If you have looked into perspective before, you know that it makes farther objects shrink when they are perspective projected. This is achieved by dividing each point on the surface by its depth, something foreign to the linear transformations employed in 3D graphics, where every component of vectors are independently transformed.

To be able to do the necessary things using this linear framework, mathematicians have decided to use projective spaces. A projective space is a space of (n - 1) dimensions (a plane in the case of 3D) where a set of n-dimensional points will be mapped onto the same point. This might seem similar to orthographic projection, where you transform the scene into the camera local space and then drop the depth dimension. This article will focus onto the type where points that are multiples of each other map onto the same point.

For the projective space used for perspective, the rule is

P (a v) = P (b v)

where P is the projection function, v is an n + 1 dimensional vector and a and b are scalars. v is the representative of the set of vectors that are mapped the same. In OpenGL and usually in other CG frameworks, the representative has the extra component (we will call it w) as 1. This means we divide the transformed vectors by their extra component to get their representative. We can call the representative point the projected point.

We can adjust how the projection works by changing the extra component row of our projection matrix.

Linear transformation:

a e i 0 b f j 0 c g k 0 d h l 1

Vanishing point at the center of projective plane:

a e i 0 b f j 0 c g k y d h l z

Vanishing point somewhere else:

a e i w b f j x c g k y d h l z

Any useful perspective projection matrix create two singularities:

all points far away from the origin seem to merge at the vanishing point.
lines formed by all points projected onto the same representative point seem to emerge out of some focal point.

This corresponds to how pinhole cameras (camera obscura boxes) work. The focus is the pinhole and all light on the same line away from the focus shine onto the same point on the screen behind the pinhole. We can derive a projection matrix which will execute this appropriately.

To have a good reference frame while designing our scene and math, we talk about the thing called a frustum. Frustum is defined as a pyramid whose apex is cut off, revealing another face that is parallel to the base. In our case, the pyramid would have its apex at the focal point (or the pinhole) and the base would extend to infinity, forming the view cone. Note that we are exploiting the fact that we only have rays that pass through the pinhole unlike the real-world, so we can as well put the light capturing surface in front of the pinhole to get a right-side-up image.

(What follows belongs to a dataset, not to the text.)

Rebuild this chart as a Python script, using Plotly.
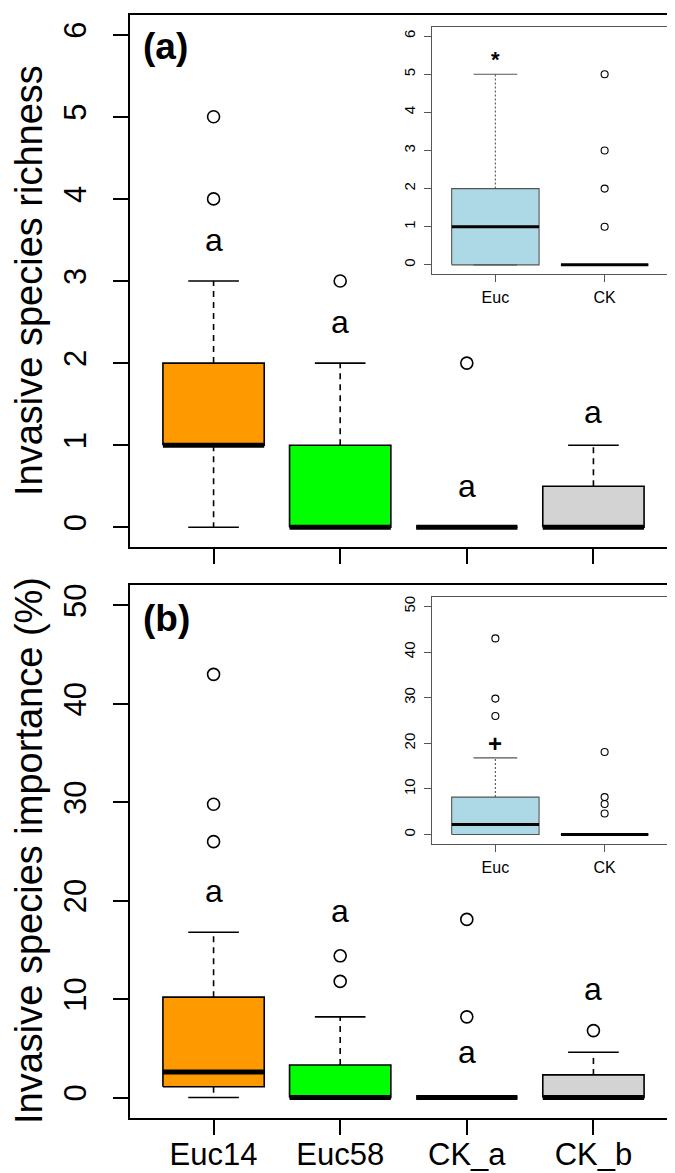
import plotly.graph_objects as go

# ---------------- data ----------------
groups = ["Euc14", "Euc58", "CK_a", "CK_b"]
group_fill = ["#FF9900", "#00FF00", "#D3D3D3", "#D3D3D3"]

# panel (a): invasive species richness
rich_q1 = [1, 0, 0, 0]
rich_med = [1, 0, 0, 0]
rich_q3 = [2, 1, 0, 0.5]
rich_lo = [0, 0, 0, 0]
rich_hi = [3, 2, 0, 1]
rich_out = [[4, 5], [3], [2], []]
rich_letters = ["a", "a", "a", "a"]
rich_letter_y = [3.5, 2.5, 0.5, 1.4]

# panel (b): invasive species importance (%)
imp_q1 = [1.1, 0, 0, 0]
imp_med = [2.6, 0, 0, 0]
imp_q3 = [10.2, 3.3, 0, 2.3]
imp_lo = [0, 0, 0, 0]
imp_hi = [16.8, 8.2, 0, 4.6]
imp_out = [[26.0, 29.8, 43.0], [11.8, 14.4], [8.2, 18.1], [6.8]]
imp_letters = ["a", "a", "a", "a"]
imp_letter_y = [21.0, 19.0, 4.6, 11.0]

# insets
inset_groups = ["Euc", "CK"]
inset_fill = ["#ADD8E6", "#ADD8E6"]
in_rich_q1 = [0, 0]
in_rich_med = [1, 0]
in_rich_q3 = [2, 0]
in_rich_lo = [0, 0]
in_rich_hi = [5, 0]
in_rich_out = [[], [1, 2, 3, 5]]
in_rich_mark = "*"
in_rich_mark_y = 5.38

in_imp_q1 = [0, 0]
in_imp_med = [2.2, 0]
in_imp_q3 = [8.2, 0]
in_imp_lo = [0, 0]
in_imp_hi = [16.8, 0]
in_imp_out = [[26.0, 29.8, 43.0], [4.6, 6.7, 8.2, 18.1]]
in_imp_mark = "+"
in_imp_mark_y = 19.9

rich_ticks = [0, 1, 2, 3, 4, 5, 6]
imp_ticks = [0, 10, 20, 30, 40, 50]

# ---------------- figure ----------------
W, H = 675, 1173
FONT = "Liberation Sans, Arial, Helvetica, sans-serif"


def fx(p):
    return p / W


def fy(p):
    return 1 - p / H


fig = go.Figure()


def draw_boxes(xa, ya, q1, med, q3, lo, hi, outs, fills, edge, bw, cw,
               edge_w, med_w, dash, msize, mline, whisk_col):
    for i in range(len(q1)):
        x = i + 1
        common = dict(xaxis=xa, yaxis=ya, hoverinfo="skip", showlegend=False)
        fig.add_trace(go.Scatter(
            x=[x - bw / 2, x + bw / 2, x + bw / 2, x - bw / 2, x - bw / 2],
            y=[q1[i], q1[i], q3[i], q3[i], q1[i]],
            fill="toself", fillcolor=fills[i], mode="lines",
            line=dict(color=edge, width=edge_w), **common))
        fig.add_trace(go.Scatter(
            x=[x, x, None, x, x], y=[q3[i], hi[i], None, q1[i], lo[i]],
            mode="lines", line=dict(color=whisk_col, width=edge_w, dash=dash),
            **common))
        fig.add_trace(go.Scatter(
            x=[x - cw / 2, x + cw / 2, None, x - cw / 2, x + cw / 2],
            y=[hi[i], hi[i], None, lo[i], lo[i]],
            mode="lines", line=dict(color=whisk_col, width=edge_w), **common))
        fig.add_trace(go.Scatter(
            x=[x - bw / 2, x + bw / 2], y=[med[i], med[i]],
            mode="lines", line=dict(color="black", width=med_w), **common))
        if outs[i]:
            fig.add_trace(go.Scatter(
                x=[x] * len(outs[i]), y=outs[i], mode="markers",
                marker=dict(symbol="circle-open", size=msize, color="black",
                            line=dict(width=mline, color="black")),
                **common))


# main panels
draw_boxes("x", "y", rich_q1, rich_med, rich_q3, rich_lo, rich_hi, rich_out,
           group_fill, "black", 0.8, 0.4, 1.6, 5, "6px,5px", 12, 1.6, "black")
draw_boxes("x2", "y2", imp_q1, imp_med, imp_q3, imp_lo, imp_hi, imp_out,
           group_fill, "black", 0.8, 0.4, 1.6, 5, "6px,5px", 12, 1.6, "black")
# insets
draw_boxes("x3", "y3", in_rich_q1, in_rich_med, in_rich_q3, in_rich_lo,
           in_rich_hi, in_rich_out, inset_fill, "#555555", 0.8, 0.4, 1.1, 3,
           "2px,2px", 7, 1.1, "#555555")
draw_boxes("x4", "y4", in_imp_q1, in_imp_med, in_imp_q3, in_imp_lo,
           in_imp_hi, in_imp_out, inset_fill, "#555555", 0.8, 0.4, 1.1, 3,
           "2px,2px", 7, 1.1, "#555555")

main_x = dict(range=[0.34, 4.66], tickvals=[1, 2, 3, 4], ticktext=groups,
              ticks="outside", ticklen=15, tickwidth=1.6, tickcolor="black",
              showline=True, linewidth=1.6, linecolor="black", mirror=True,
              showgrid=False, zeroline=False, fixedrange=True,
              tickfont=dict(family=FONT, size=31, color="black"),
              ticklabelstandoff=-7)
main_y = dict(ticks="outside", ticklen=15, tickwidth=1.6, tickcolor="black",
              showline=True, linewidth=1.6, linecolor="black", mirror=True,
              showgrid=False, zeroline=False, tickangle=-90, fixedrange=True,
              tickfont=dict(family=FONT, size=31, color="black"),
              ticklabelstandoff=15)
in_x = dict(range=[0.42, 2.58], tickvals=[1, 2], ticktext=inset_groups,
            ticks="outside", ticklen=7, tickwidth=1.1, tickcolor="#555555",
            showline=True, linewidth=1.1, linecolor="#555555", mirror=True,
            showgrid=False, zeroline=False, fixedrange=True,
            tickfont=dict(family=FONT, size=16, color="black"),
            ticklabelstandoff=2)
in_y = dict(ticks="outside", ticklen=7, tickwidth=1.1, tickcolor="#555555",
            showline=True, linewidth=1.1, linecolor="#555555", mirror=True,
            showgrid=False, zeroline=False, tickangle=-90, fixedrange=True,
            tickfont=dict(family=FONT, size=15, color="black"),
            ticklabelstandoff=3)

fig.update_layout(
    width=W, height=H, margin=dict(l=0, r=0, t=0, b=0),
    paper_bgcolor="white", plot_bgcolor="white", showlegend=False,
    xaxis=dict(main_x, domain=[fx(122), fx(669)], anchor="y",
               showticklabels=False),
    yaxis=dict(main_y, domain=[fy(539), fy(7)], anchor="x",
               range=[-0.24, 6.24], tickvals=rich_ticks),
    xaxis2=dict(main_x, domain=[fx(122), fx(669)], anchor="y2"),
    yaxis2=dict(main_y, domain=[fy(1110), fy(577)], anchor="x2",
                range=[-2.08, 52.08], tickvals=imp_ticks),
    xaxis3=dict(in_x, domain=[fx(424), fx(660)], anchor="y3"),
    yaxis3=dict(in_y, domain=[fy(266), fy(19)], anchor="x3",
                range=[-0.24, 6.24], tickvals=rich_ticks),
    xaxis4=dict(in_x, domain=[fx(424), fx(660)], anchor="y4"),
    yaxis4=dict(in_y, domain=[fy(836), fy(589)], anchor="x4",
                range=[-2.08, 52.08], tickvals=imp_ticks),
)

ann = []
# y axis titles
ann.append(dict(text="Invasive species richness", xref="paper", yref="paper",
                x=fx(21), y=fy(273), textangle=-90, showarrow=False,
                xanchor="center", yanchor="middle",
                font=dict(family=FONT, size=38, color="black")))
ann.append(dict(text="Invasive species importance (%)", xref="paper",
                yref="paper", x=fx(21), y=fy(843), textangle=-90,
                showarrow=False, xanchor="center", yanchor="middle",
                font=dict(family=FONT, size=38, color="black")))
# panel labels
ann.append(dict(text="<b>(a)</b>", xref="paper", yref="paper", x=fx(133),
                y=fy(38), xanchor="left", yanchor="middle", showarrow=False,
                font=dict(family=FONT, size=37, color="black")))
ann.append(dict(text="<b>(b)</b>", xref="paper", yref="paper", x=fx(133),
                y=fy(610), xanchor="left", yanchor="middle", showarrow=False,
                font=dict(family=FONT, size=37, color="black")))
# significance letters
for i, (t, yv) in enumerate(zip(rich_letters, rich_letter_y)):
    ann.append(dict(text=t, xref="x", yref="y", x=i + 1, y=yv,
                    showarrow=False, xanchor="center", yanchor="middle",
                    font=dict(family=FONT, size=32, color="black")))
for i, (t, yv) in enumerate(zip(imp_letters, imp_letter_y)):
    ann.append(dict(text=t, xref="x2", yref="y2", x=i + 1, y=yv,
                    showarrow=False, xanchor="center", yanchor="middle",
                    font=dict(family=FONT, size=32, color="black")))
# inset marks
ann.append(dict(text="<b>" + in_rich_mark + "</b>", xref="x3", yref="y3",
                x=1, y=in_rich_mark_y, showarrow=False, xanchor="center",
                yanchor="middle", font=dict(family=FONT, size=22, color="black")))
ann.append(dict(text="<b>" + in_imp_mark + "</b>", xref="x4", yref="y4",
                x=1, y=in_imp_mark_y, showarrow=False, xanchor="center",
                yanchor="middle", font=dict(family=FONT, size=24, color="black")))
fig.update_layout(annotations=ann)

fig.write_html("out.html")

Frustum in 2D with the simulated camera obscura box

Frustum in 2D with the simulated camera obscura box.

The near plane is what we have told about above — the cut face of the frustum. The frustum will be mapped onto n normalized coordinates between -1 and 1. If we map the points on the near plane to depth coordinate 1, we map some to -1; the latter points will be on the far plane. Points on the other faces of the frustum will have -1 or 1 as other mapped coordinates. By the way, to get actual projection, we just drop the depth coordinate after finding the representative point.

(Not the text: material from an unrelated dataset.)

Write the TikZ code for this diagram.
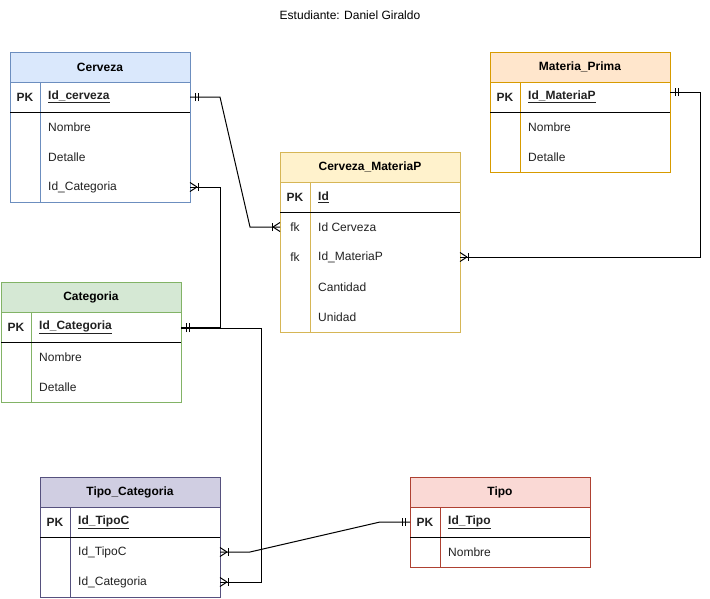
\documentclass[tikz,border=0pt]{standalone}
\usepackage{fontspec}
\setmainfont{Liberation Sans}
\usetikzlibrary{decorations.markings}

% entity colours (fill / stroke)
\definecolor{blueF}{HTML}{DAE8FC}   \definecolor{blueS}{HTML}{6C8EBF}
\definecolor{orangeF}{HTML}{FFE6CC} \definecolor{orangeS}{HTML}{D79B00}
\definecolor{yellowF}{HTML}{FFF2CC} \definecolor{yellowS}{HTML}{D6B656}
\definecolor{greenF}{HTML}{D5E8D4}  \definecolor{greenS}{HTML}{82B366}
\definecolor{purpleF}{HTML}{D0CEE2} \definecolor{purpleS}{HTML}{56517E}
\definecolor{redF}{HTML}{FAD9D5}    \definecolor{redS}{HTML}{AE4132}
\definecolor{rowtext}{HTML}{222222}

\tikzset{
  txt/.style={font=\fontsize{12}{14}\selectfont},
  tframe/.style={draw, fill=white, line width=1pt, minimum width=180pt,
    anchor=north west, inner sep=0pt, outer sep=0pt},
  thead/.style={draw, line width=1pt, minimum width=180pt, minimum height=30pt,
    anchor=north west, inner sep=0pt, outer sep=0pt, txt, font=\fontsize{12}{14}\selectfont\bfseries},
  trow/.style={minimum width=180pt, minimum height=30pt, anchor=north west,
    inner sep=0pt, outer sep=0pt},
  tkey/.style={anchor=center, inner sep=0pt, txt, text=rowtext},
  tfield/.style={anchor=west, inner sep=0pt, txt, text=rowtext},
  tick/.style={draw=black, line width=1pt},
  conn/.style={draw=black, line width=1pt},
  onestart/.style={postaction={decorate, decoration={markings,
    mark=at position 5pt with {\draw[tick] (0pt,-4pt) -- (0pt,4pt);},
    mark=at position 8pt with {\draw[tick] (0pt,-4pt) -- (0pt,4pt);}}}},
  oneend/.style={postaction={decorate, decoration={markings,
    mark=at position -5pt with {\draw[tick] (0pt,-4pt) -- (0pt,4pt);},
    mark=at position -8pt with {\draw[tick] (0pt,-4pt) -- (0pt,4pt);}}}},
  manyend/.style={postaction={decorate, decoration={markings,
    mark=at position -8pt with {\draw[tick] (0pt,-4pt) -- (0pt,4pt);
      \draw[tick] (1pt,0pt) -- (8pt,4.5pt); \draw[tick] (1pt,0pt) -- (8pt,-4.5pt);}}}},
  manystart/.style={postaction={decorate, decoration={markings,
    mark=at position 8pt with {\draw[tick] (0pt,-4pt) -- (0pt,4pt);
      \draw[tick] (-1pt,0pt) -- (-8pt,4.5pt); \draw[tick] (-1pt,0pt) -- (-8pt,-4.5pt);}}}},
}

% entity frame: name, x, y, fill, stroke, height, title
\newcommand\erTable[7]{%
  \node[tframe, draw=#5, minimum height=#6] (#1) at (#2,#3) {};
  \node[thead, fill=#4, draw=#5] (#1-h) at (#1.north west) {#7};
  \draw[#5, line width=1pt] ([shift={(30pt,-30pt)}]#1.north west) -- ([xshift=30pt]#1.south west);
  \draw[black, line width=1pt] ([yshift=-60pt]#1.north west) -- ([yshift=-60pt]#1.north east);
}
% entity row: name, x, y, key text, field text
\newcommand\erRow[5]{%
  \node[trow] (#1) at (#2,#3) {};
  \node[tkey] (#1-k) at ([xshift=15pt]#1.west) {#4};
  \node[tfield] (#1-f) at ([xshift=38pt]#1.west) {#5};
}

\begin{document}
\begin{tikzpicture}[x=1pt, y=-1pt]
  \useasboundingbox (0,0) rectangle (710,598);

  \node[txt] (title) at (350,15) {Estudiante: Daniel Giraldo};

  % Cerveza
  \erTable{cz}{10}{52}{blueF}{blueS}{150pt}{Cerveza}
  \erRow{cz1}{10}{82}{\textbf{PK}}{\textbf{\underline{Id\_cerveza}}}
  \erRow{cz2}{10}{112}{}{Nombre}
  \erRow{cz3}{10}{142}{}{Detalle}
  \erRow{cz4}{10}{172}{}{Id\_Categoria}

  % Materia_Prima
  \erTable{mp}{490}{52}{orangeF}{orangeS}{120pt}{Materia\_Prima}
  \erRow{mp1}{490}{82}{\textbf{PK}}{\textbf{\underline{Id\_MateriaP}}}
  \erRow{mp2}{490}{112}{}{Nombre}
  \erRow{mp3}{490}{142}{}{Detalle}

  % Cerveza_MateriaP
  \erTable{cm}{280}{152}{yellowF}{yellowS}{180pt}{Cerveza\_MateriaP}
  \erRow{cm1}{280}{182}{\textbf{PK}}{\textbf{\underline{Id}}}
  \erRow{cm2}{280}{212}{fk}{Id Cerveza}
  \erRow{cm3}{280}{242}{fk}{Id\_MateriaP}
  \erRow{cm4}{280}{272}{}{Cantidad}
  \erRow{cm5}{280}{302}{}{Unidad}

  % Categoria
  \erTable{cat}{1}{282}{greenF}{greenS}{120pt}{Categoria}
  \erRow{cat1}{1}{312}{\textbf{PK}}{\textbf{\underline{Id\_Categoria}}}
  \erRow{cat2}{1}{342}{}{Nombre}
  \erRow{cat3}{1}{372}{}{Detalle}

  % Tipo_Categoria
  \erTable{tc}{40}{477}{purpleF}{purpleS}{120pt}{Tipo\_Categoria}
  \erRow{tc1}{40}{507}{\textbf{PK}}{\textbf{\underline{Id\_TipoC}}}
  \erRow{tc2}{40}{537}{}{Id\_TipoC}
  \erRow{tc3}{40}{567}{}{Id\_Categoria}

  % Tipo
  \erTable{tp}{410}{477}{redF}{redS}{90pt}{Tipo}
  \erRow{tp1}{410}{507}{\textbf{PK}}{\textbf{\underline{Id\_Tipo}}}
  \erRow{tp2}{410}{537}{}{Nombre}

  % relationships
  \draw[conn, onestart, manyend] (cz1.east) -- ++(30pt,0pt)
    -- ([xshift=-30pt]cm2.west) -- (cm2.west);
  \draw[conn, onestart, manyend] ([yshift=5pt]mp1.east) -- ++(30pt,0pt) |- (cm3.east);
  \draw[conn, manystart, oneend] (cz4.east) -- ++(30pt,0pt) |- (cat1.east);
  \draw[conn, onestart, manyend] ([yshift=-1pt]cat1.east) -- ++(80pt,0pt) |- (tc3.east);
  \draw[conn, onestart, manyend] (tp1.west) -- ++(-30pt,0pt)
    -- ([xshift=30pt]tc2.east) -- (tc2.east);
\end{tikzpicture}
\end{document}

To derive the projection matrix, let’s start with how w is calculated for a 3D point. Let’s say the near plane is at a distance n and the far plane is at a distance f to the focal point. We would like to divide the x and y coordinates by the depth value which is done by setting the w value to the unprojected z coordinate. We also want z’ (the mapped depth coordinate) to be 1 for the near plane and -1 for the far plane.

z’ = -1 for points on near
z’ = 1 for points on far
w = -z

First, the equation for w is -z. The negative sign is there because z is negative for points in front of the camera.

We would like z’ to be inversely proportional to the z value. This will allow us to do screen-space operations with the perspectively scaled z coordinate, so, for example, we can have greater parallax difference in screen space for object pairs closer to the camera.

Let’s set up an equation z’ = A/z + b.

For the near and far planes, this becomes the following. Note that n and f are positive while their plane z coordinates would be negative if they are in front of the camera.

- 1 = A / (- n) + B 1 = A / (- f) + B

If we add them together and apply some algebra:

B = - \frac{A ( n + f )}{- 2 n f}

Then, we plug this in into the near plane equation as B.

- 1 - 1 2 n f A = \frac{A}{- n} + - \frac{A ( n + f )}{- 2 n f} = \frac{A ( 2 f - n - f )}{- 2 n f} = A (f - n) = \frac{2 n f}{f - n}

Then we can plug it into the equation for B in order to get A.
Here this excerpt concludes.